The return went well until it did not. Somewhere on the path back to the upper world, with the light just beginning to show ahead of her, Psyche stopped. She held the box. Aphrodite had demanded Persephone’s beauty for herself, but Psyche had just descended into the land of the dead and climbed back out, and her face showed it. One small amount of divine beauty, she thought - just enough to repair what the journey had cost her. Eros would see her again soon.
She opened the box. No beauty came out. What the box contained was a sleep, deep as death and not its own, and it took her where she stood.
Eros Intercedes, and Zeus Decides
Eros had been watching. He could not help during the labors - Aphrodite held enough over him - but he had been watching. He found Psyche unconscious on the path, gathered the sleep back into the box and shut it, woke her, and then flew to Olympus and put his case before Zeus directly.
Zeus had been watching too. He had observed four nearly impossible tasks completed against every expectation, with very little help from Eros, and a great deal of stubborn persistence from a mortal woman who had no business surviving any of them. He ruled in their favor. Psyche was brought to Olympus; a cup of ambrosia was placed in her hands, and when she drank it, she was no longer mortal.

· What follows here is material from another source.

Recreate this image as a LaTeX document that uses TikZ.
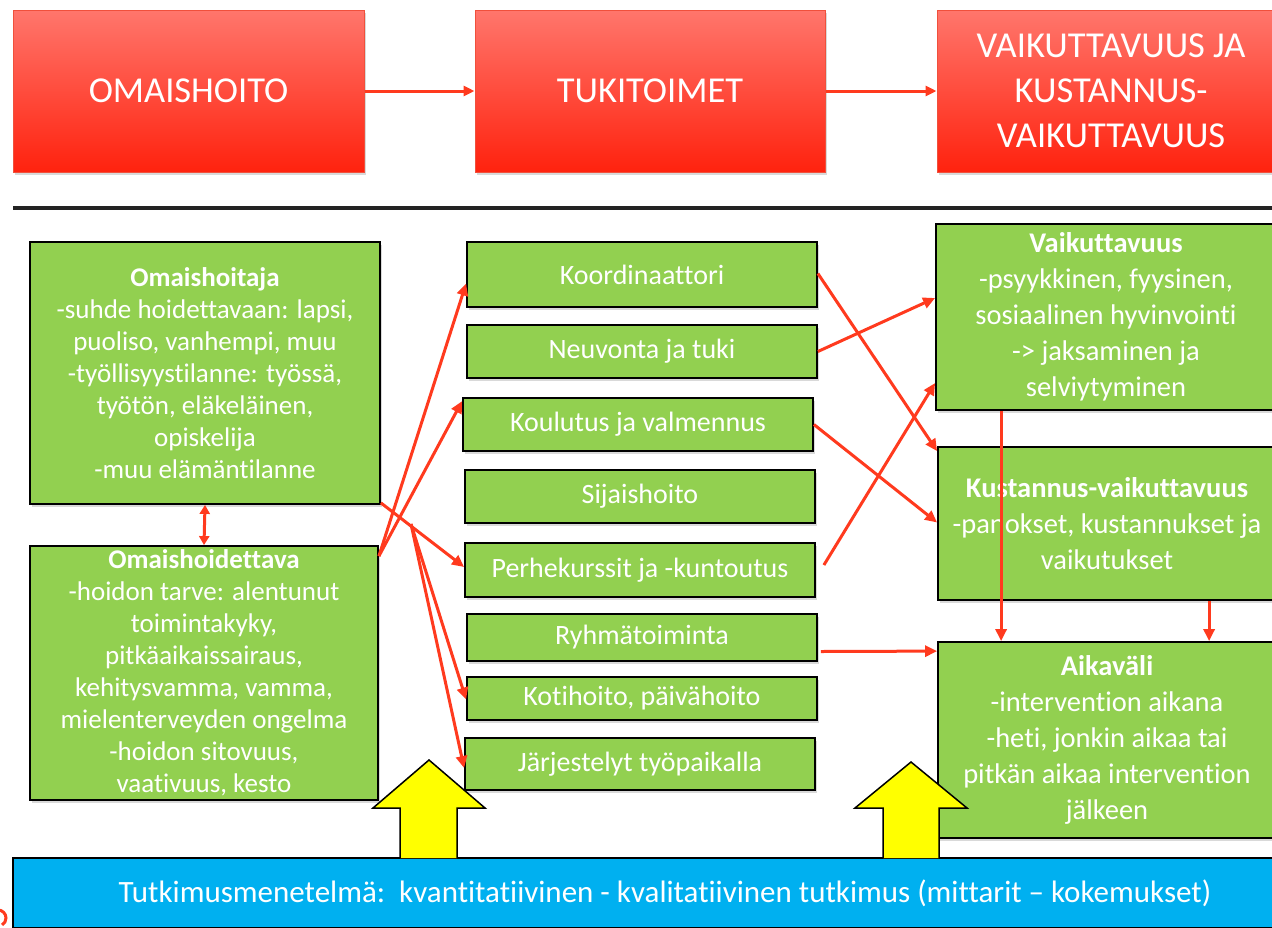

Aphrodite accepted the outcome. The marriage was formalized on Olympus, and even the goddess who had set the tasks attended. Whatever she had intended the labors to accomplish, what they had accomplished instead was a daughter-in-law she could not dismiss - one who had gone to the underworld and come back, who had drunk from the cup of the gods, and who stood beside Eros now with the full standing of an immortal.